Written by: Trudi Renwick and Liana Fox, Social, Economic and Housing Statistics Division
Since the publication of the first official U.S. poverty statistics in 1964, there has been a continuing debate about the best way to measure income and poverty in the United States.
In 2010, an interagency technical working group asked the U.S. Census Bureau and the U.S. Bureau of Labor Statistics to develop a new measure that would improve our understanding of the economic well-being of American families and enhance our ability to measure the effect of federal policies on those living in poverty. The technical design of the supplemental poverty measure draws on the recommendations of a 1995 National Academy of Sciences report and the extensive research on poverty measurement conducted over the past 20 years. See the history of poverty measures in the United States here.
On September 13, 2016, the Census Bureau will release the sixth report on the supplemental poverty measure, containing estimates for the 2015 calendar year. The report presents estimates for the official and supplemental poverty measures and discusses differences between the two measures. The major differences are listed in the table below and in this infographic.
The official poverty measure compares an individual’s or family’s pretax cash income to a set of thresholds that vary by the size of the family and the ages of the family members. These official poverty calculations do not take into account the value of in-kind benefits, such as those provided by nutrition assistance or housing and energy programs. Nor do they take into account regional differences in living costs or expenses, such as housing.
However, the supplemental poverty measure takes into account family resources and expenses not included in the official measure as well as geographic variation. First, it adds the value of in-kind benefits that are available to buy basic goods to cash income. In-kind benefits include nutritional assistance, subsidized housing and home energy assistance. Then it subtracts necessary expenses for critical goods and services not included in the thresholds from resources. Necessary expenses that must be subtracted include income taxes, Social Security payroll taxes, childcare and other work-related expenses, child support payments to another household, and contributions toward the cost of medical care and health insurance premiums.
Thresholds used in the supplemental poverty measure are produced by the Bureau of Labor Statistics using Consumer Expenditure Survey data that show how much people spend on basic necessities (food, clothing, shelter and utilities) and are adjusted for geographic differences in the cost of housing. The supplemental poverty measure thresholds are not intended to assess eligibility for government assistance.

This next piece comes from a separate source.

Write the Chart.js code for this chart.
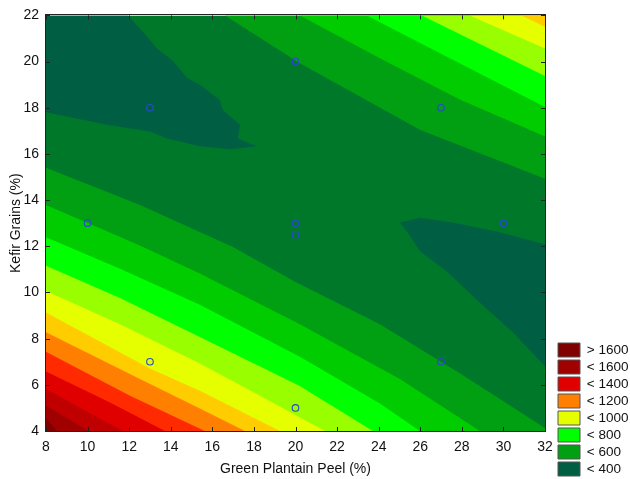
<!DOCTYPE html>
<html>
<head>
<meta charset="utf-8">
<script src="https://cdn.jsdelivr.net/npm/chart.js@4.4.1/dist/chart.umd.min.js"></script>
<style>
html,body{margin:0;padding:0;background:#ffffff;}
#wrap{width:630px;height:479px;position:relative;}
</style>
</head>
<body>
<div id="wrap"><canvas id="c"></canvas></div>
<script>
// ---- axis ticks ----
const xTicks = [8,10,12,14,16,18,20,22,24,26,28,30,32];
const yTicks = [4,6,8,10,12,14,16,18,20,22];

// ---- legend ----
const legendLabels = ['> 1600','< 1600','< 1400','< 1200','< 1000','< 800','< 600','< 400'];

// band colours: <400, 400-500, 500-600, ... , >1600 (100 steps)
const bandColors = ['#005f43','#00782a','#00a012','#00cc00','#00ff00','#99ff00','#e6ff00',
                    '#ffcc00','#ff8000','#ff2a00','#e00000','#c00000','#a00000','#800000'];
const legendBands = [13,12,10,8,6,4,2,0];

// ---- contour lines (x = peel %, y = kefir %) ----
// lower-left family (value rises toward bottom-left)
const low500  = [[8,15.40],[12.52,13.79],[16.99,11.97],[20.02,10.44],[24.06,8.62],[27.9,6.5],[32,4.13]];
const low600  = [[8,13.79],[12.38,12.09],[15.40,10.82],[20.21,8.62],[25.02,6.25],[28.87,4]];
const low700  = [[8,12.39],[11.56,11.03],[15.40,9.47],[20.21,7.22],[24.06,5.19],[25.98,4]];
const low800  = [[8,11.16],[11.56,9.76],[15.40,8.07],[20.21,5.95],[23.72,4]];
const low900  = [[8,10.06],[11.56,8.62],[15.40,6.92],[18.29,5.53],[21.41,4]];
const low1000 = [[8,9.13],[13.0,6.71],[15.40,5.74],[19.25,4]];
const low1100 = [[8,8.28],[12.52,6.25],[15.40,4.97],[17.57,4]];
const low1200 = [[8,7.43],[12.04,5.53],[15.64,4]];
const low1300 = [[8,6.58],[11.08,5.23],[13.72,4]];
const low1400 = [[8,5.82],[9.88,4.89],[11.70,4]];
const low1500 = [[8,5.10],[10.02,4]];
const low1600 = [[8,4.55],[8.53,4]];
// upper-right family (value rises toward top-right)
const up500  = [[16.61,22],[20.21,19.93],[25.98,17.05],[32,14.93]];
const up600  = [[20.21,22],[24.06,20.14],[27.9,18.36],[32,16.75]];
const up700  = [[23.43,22],[27.42,20.14],[32,18.03]];
const up800  = [[26.08,22],[29.11,20.65],[32,19.38]];
const up900  = [[28.38,22],[32,20.57]];
const up1000 = [[30.88,22],[32,21.5]];
// regions below 400
const blobTopLeft = [[8,22],[11.94,22],[12.66,21.29],[13.34,20.57],[14.11,20.02],[14.78,19.30],[15.40,19.0],
  [16.37,18.32],[16.51,17.90],[17.33,17.26],[17.23,16.67],[18.14,16.33],[16.85,16.20],[15.40,16.33],
  [13.82,16.67],[13.0,16.97],[10.93,17.26],[8,17.81]];
const blobRight = [[25.02,13.03],[25.98,13.24],[27.57,13.03],[29.68,12.64],[32,12.09],[32,6.80],
  [30.45,8.28],[28.87,9.55],[27.28,10.91],[25.98,11.80],[25.36,12.64]];

// ---- design points ----
const designX = [13,20,27,10,20,20,30,13,20,27];
const designY = [18,20,18,13,13,12.5,13,7,5,7];

const X_MIN = 8, X_MAX = 32, Y_MIN = 4, Y_MAX = 22;
const FONT = '"Liberation Sans", Arial, Helvetica, sans-serif';

// build polygons in painting order (first = bottom)
const lowLines = [low500,low600,low700,low800,low900,low1000,low1100,low1200,low1300,low1400,low1500,low1600];
const upLines = [up500,up600,up700,up800,up900,up1000];
const polys = [];
polys.push({pts:[[X_MIN,Y_MIN],[X_MAX,Y_MIN],[X_MAX,Y_MAX],[X_MIN,Y_MAX]], color:bandColors[1]});
upLines.forEach((line,i)=>{
  polys.push({pts: line.concat([[X_MAX,Y_MAX]]), color: bandColors[i+2]});
});
lowLines.forEach((line,i)=>{
  const pts = line.slice();
  const last = pts[pts.length-1];
  if (last[1] > Y_MIN) pts.push([X_MAX,Y_MIN]);
  pts.push([X_MIN,Y_MIN]);
  polys.push({pts, color: bandColors[i+2]});
});
polys.push({pts: blobTopLeft, color: bandColors[0]});
polys.push({pts: blobRight, color: bandColors[0]});

const datasets = polys.map((p,i)=>({
  data: p.pts.map(([x,y])=>({x,y})),
  showLine: true,
  fill: 'shape',
  backgroundColor: p.color,
  borderColor: p.color,
  borderWidth: 0,
  pointRadius: 0,
  pointHoverRadius: 0,
  tension: 0,
  order: polys.length - i + 1
}));
datasets.push({
  data: designX.map((x,i)=>({x, y: designY[i]})),
  showLine: false,
  pointRadius: 3.3,
  pointHoverRadius: 3.3,
  pointBorderWidth: 1.1,
  pointBorderColor: '#2a48d0',
  pointBackgroundColor: 'rgba(0,0,0,0)',
  order: 0
});

const frameTicks = {
  id: 'frameTicks',
  afterDatasetsDraw(chart){
    const {ctx, chartArea:a, scales:{x,y}} = chart;
    ctx.save();
    ctx.strokeStyle = '#222';
    ctx.lineWidth = 1;
    ctx.beginPath();
    xTicks.forEach(v=>{
      const px = Math.round(x.getPixelForValue(v)) + 0.5;
      ctx.moveTo(px, a.bottom); ctx.lineTo(px, a.bottom-4);
      ctx.moveTo(px, a.top); ctx.lineTo(px, a.top+4);
    });
    yTicks.forEach(v=>{
      const py = Math.round(y.getPixelForValue(v)) + 0.5;
      ctx.moveTo(a.left, py); ctx.lineTo(a.left+4, py);
      ctx.moveTo(a.right, py); ctx.lineTo(a.right-4, py);
    });
    ctx.stroke();
    ctx.strokeRect(Math.round(a.left)-0.5, Math.round(a.top)-0.5, Math.round(a.right-a.left)+1, Math.round(a.bottom-a.top)+1);
    ctx.restore();
  }
};

new Chart(document.getElementById('c'), {
  type: 'scatter',
  data: { datasets },
  options: {
    responsive: true,
    maintainAspectRatio: false,
    animation: false,
    events: [],
    layout: { padding: { top: 6, left: 0, right: 0, bottom: 0 } },
    scales: {
      x: {
        type: 'linear', min: X_MIN, max: X_MAX,
        afterBuildTicks: s => { s.ticks = xTicks.map(v=>({value:v})); },
        ticks: { font:{size:14, family:FONT}, color:'#111', padding:8, maxRotation:0, autoSkip:false },
        grid: { display:false, drawTicks:false, tickLength:0 },
        border: { display:false },
        title: { display:true, text:'Green Plantain Peel (%)', font:{size:14, family:FONT}, color:'#111', padding:{top:0,bottom:1} },
        afterFit: s => { s.height = 48; }
      },
      y: {
        type: 'linear', min: Y_MIN, max: Y_MAX, position: 'left',
        afterBuildTicks: s => { s.ticks = yTicks.map(v=>({value:v})); },
        ticks: { font:{size:14, family:FONT}, color:'#111', padding:7, autoSkip:false },
        grid: { display:false, drawTicks:false, tickLength:0 },
        border: { display:false },
        title: { display:true, text:'Kefir Grains (%)', font:{size:14, family:FONT}, color:'#111', padding:{top:8,bottom:0} },
        afterFit: s => { s.width = 46; }
      },
      y2: {
        type: 'linear', min: Y_MIN, max: Y_MAX, position: 'right', display: true,
        ticks: { display:false },
        grid: { display:false, drawTicks:false, tickLength:0 },
        border: { display:false },
        afterFit: s => { s.width = 10; }
      }
    },
    plugins: {
      tooltip: { enabled:false },
      filler: { propagate:false },
      legend: {
        display: true,
        position: 'right',
        align: 'end',
        maxWidth: 75,
        onClick: null,
        labels: {
          boxWidth: 22,
          boxHeight: 14,
          padding: 3,
          font: { size:13.5, family:FONT },
          color: '#111',
          generateLabels: () => legendLabels.map((t,i)=>({
            text: t,
            fillStyle: bandColors[legendBands[i]],
            strokeStyle: '#555',
            lineWidth: 1,
            hidden: false,
            index: i,
            fontColor: '#111'
          }))
        }
      }
    }
  },
  plugins: [frameTicks]
});
</script>
</body>
</html>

Next week’s report will compare 2015 supplemental poverty estimates with 2015 official poverty estimates for numerous demographic groups. It will also provide state-level supplemental poverty statistics using three years of Current Population Survey Annual Social and Economic Supplement data and compare 2014 supplemental poverty estimates with 2015 estimates. In addition, the report will examine the effect on supplemental poverty rates of excluding specific resource or expenditure elements, such as noncash benefits, tax credits and medical expenses.